I had overlooked a pork chop so that was confiscated as was a frozen, home-made fish pie because of the cheese content. Also taken was a 500g unopened packet of almonds as well as an unopened jar of mayonnaise.
The officials checked out by telephone, whether the packets of sardines, tuna and mixed fish and were permitted to remain on board.
I had made a shepherds pie for lunch, to be served with carrots and christophenes, expecting to arrive later in the morning than we did. This had to be consumed while the quarantine officials were still on board so we ate lunch soon after 11am.
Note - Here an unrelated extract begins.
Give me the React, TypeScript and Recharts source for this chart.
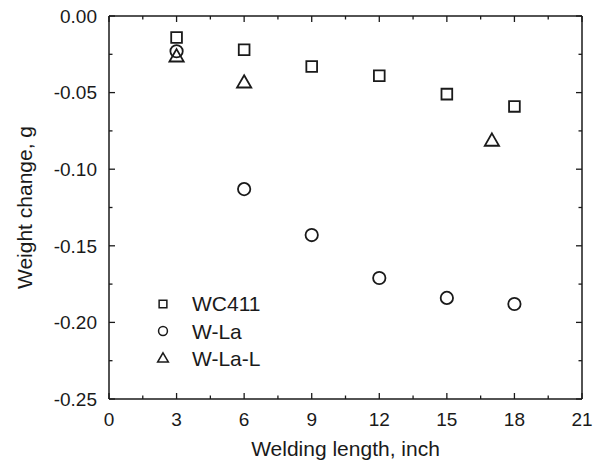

Amazingly, the four of us consumed the lot but we had been up since before we went to bed and what little sleep we managed to get was quite minimal due to the excessive noise and discomfort sailing through such strong winds and big seas.
Dick went ashore and returned with a huge cardboard box containing gigantic rubber compensators sent from Sweden by Forsheda, to replace those which were defective.
He had also collected the mast fitting sent by Lagoon, so that once the parasailors, which went to the sailmakers this morning, have been repaired, we will be back in business.
That night was barbecue night at the yacht club and most of the participants that had arrived in Mackay, attended. A great night was enjoyed by all.
Saturday afternoon I went to the hairdressers to have my hair cut and highlighted. It is a year since I was last in a hair salon. The advert in the pack provided by the marina had stated that a special offer was available to us. Imagine my surprise when having checked the price on arrival, I found that the cost had increased by 375% on that advertised. I canceled the appointment. I had planned to provide photos of before and after my visit.